Abstract
For contaminated water management in decommissioning Fukushima Daiichi nuclear power stations (1F), reduction in water injection, intermittent injection water and air cooling are considered. However, since there are uncertainties of fuel debris in the primary containment vessels (PCVs), it is necessary to examine and evaluate in advance optimal cooling methods according to the distribution state of the fuel debris and the progress of the fuel debris retrieval work.

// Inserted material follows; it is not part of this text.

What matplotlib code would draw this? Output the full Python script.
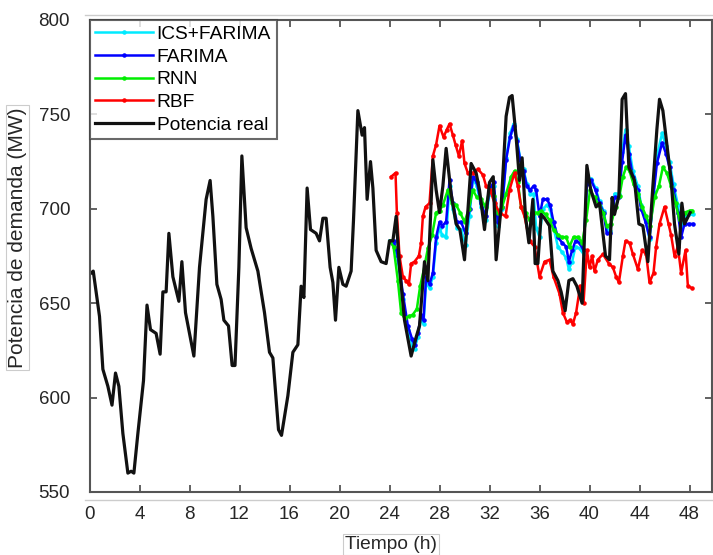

Japan Atomic Energy Agency (JAEA) has developed a numerical method by using JUPITER for estimating the thermal behavior in the air cooling, including the influence of the position, heat generation and the porosity of fuel debris. It is however difficult to perform the large-scale thermalhydraulics analysis with JUPITER by modeling the internal structure of the debris which may consist of a porous medium. In this study, we added a porous medium model to JUPITER to analyze the heat transfer of the porous medium. In this paper, we report the validation of JUPITER with the porous model and discuss the effect of various models of the effective thermal conductivity based on the array of the solid inside the porous medium to the natural convective heat transfer. To obtain validation data of JUPITER for the natural convective heat transfer analysis around the porous medium, we performed the heat transfer and the flow visualization experiments of the natural convection in the experimental system including the porous medium. In the comparison between the experiment and the simulations for various models of the effective thermal conductivity, the numerical result with the geometric mean model was the closest of the models to the experimental results.